Aquí no hay una respuesta única y definitiva, pero sí debería haber cierto consenso en quién decide sobre qué. Para empezar, Bolsonaro debe entender que las consecuencias de sus políticas de deforestación, por mucho que se realicen en suelo brasileño, no solo afectan a sus habitantes; lo que ocurra con la Amazonia tendrá repercusiones a escala global. Por eso, aunque el presidente brasileño pueda aplicar todas las medidas que crea convenientes (faltaría más), si el resto de países consideran que van en perjuicio de la salud del planeta, también están en todo su derecho de alzar la voz y presionar para frenarlas.

En definitiva, si la libertad de uno empieza donde acaba la del otro, podremos comprender que el gobierno brasileño siempre será soberano de su territorio, pero en el caso de la Amazonia, cuya preservación nos interesa a todos, su competencia se escapa a los caprichos del presidente de turno de un país.

Si hay algo que aprendieron aquellas naciones que firmaron el Acuerdo de París contra el Cambio Climático es que los esfuerzos deben ser globales o serán inútiles. Mientras la mayoría rema en la dirección correcta, otros pocos países, en su mayor parte liderados por populistas y negacionistas del calentamiento global (como Trump o Bolsonaro), parecen vendarse los ojos ante la triste evidencia. Será tarea de todos presionar para que entren en razón antes de que sea demasiado tarde, especialmente a Estados Unidos, segundo país más contaminante del planeta por detrás de China.

La ola de incendios que continúa devorando la selva amazónica ha servido también para reflejar lo fácil que es dejarse llevar por la histeria colectiva y las ‘fake news’. Incluso el presidente Macron fue víctima de las mismas al compartir datos incorrectos sobre la deforestación de la zona, mientras que millones de usuarios en todo el mundo divulgaron, sin saberlo, fotografías de incendios de años anteriores.

Lo cierto es que lo que ocurra en un lugar tan reconocido a nivel global como la Amazonia da pie a que cunda el pánico antes de que se contraste la información.

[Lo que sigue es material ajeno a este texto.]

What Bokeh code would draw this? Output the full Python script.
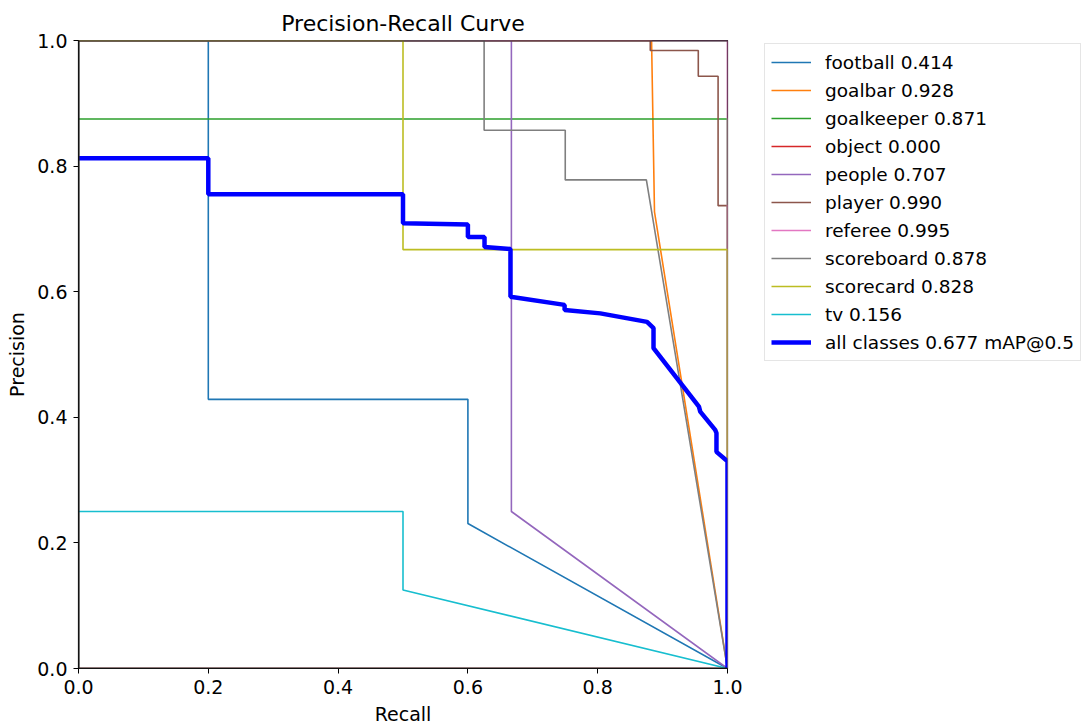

De esto también hemos sido víctimas los propios medios de comunicación, ya que hemos dedicado espacios centrales cada día a la cobertura de este evento y apenas nadie ha caído en que mientras arde la selva amazónica, en el sur de África hay una ola de incendios mucho más grave. Solo en Angola y en la República Democrática del Congo hay más de 10.000 fuegos activos, frente a los 2.121 de Brasil.